Netanyahu fails to form a coalition, Israel to redo elections
3 replies, posted
https://www.timesofisrael.com/liveblog_entry/netanyahu-fails-to-form-coalition-mks-vote-for-new-elections-on-september-17/
https://www.timesofisrael.com/knesset-set-to-vote-to-disband-as-pms-final-offer-to-resolve-crisis-rejected/
Prime Minister Benjamin Netanyahu on Wednesday night issued his “final offer” to Avigdor Liberman’s Yisrael Beytenu and the ultra-Orthodox parties on the contentious enlistment bill, which was promptly turned down by the key prospective coalition partners and drew an angry response from some of the premier’s longstanding Haredi allies.
The rejection paved the way for the dissolution of the Knesset and new elections on September 17 — an unprecedented second election in a matter of months — with the final votes to disband parliament set for 11:30 p.m. and the outcome of the late-night vote yet unknown.
Hours before a midnight deadline to form the coalition, both the ultra-Orthodox United Torah Judaism and Yisrael Beytenu turned down Netanyahu’s offer that would have advanced the Defense Ministry version of a bill regulating the draft of the ultra-Orthodox into the military, but would not guarantee it would ever pass into law.
Liberman has repeatedly said he backs Netanyahu for prime minister, but will only join the government if there is a commitment to pass, unaltered, a version of the bill promoted during the previous Knesset.
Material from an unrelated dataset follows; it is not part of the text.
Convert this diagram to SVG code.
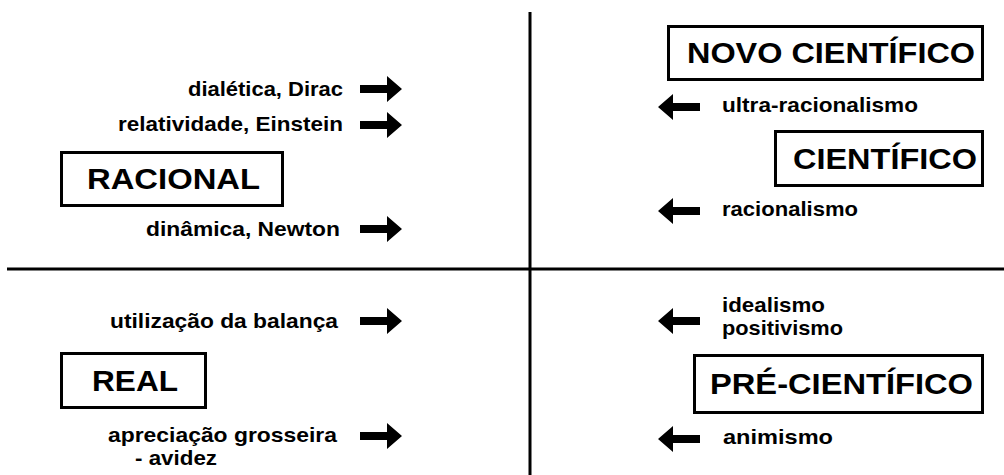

That draft of the bill is opposed by ultra-Orthodox parties, which want to soften its terms. Netanyahu needs both Yisrael Beytenu and the Knesset’s ultra-Orthodox parties to form a majority government.
Israel’s parliament votes to dissolve itself after Prime Minister Benjamin Netanyahu fails to meet the midnight deadline to form a new government, triggering an unprecedented second national election this year.
TLDR: Netanyahu's coalition needed a majority of seats in the Knesset, he needed 5 more seats for that majority and was courting a russian secular party to join him. The secular party wanted a law requiring a slight increase in the drafting of Orthodox Jewish soldiers to the IDF and the religious parties that made up the rest of Netanyahu's coalition refused. They stalemated until the deadline for a government passed and now there's elections again.
There's a Russian party in Israel?
https://en.wikipedia.org/wiki/Yisrael_Beiteinu
They were formed to cater to Russian Jewish immigrants and still do
I hope this time, Netanyahu is never not getting that PM seat again, and hopefully their moderate/left-leaning candidate can take Israel to be less controversial for a long time.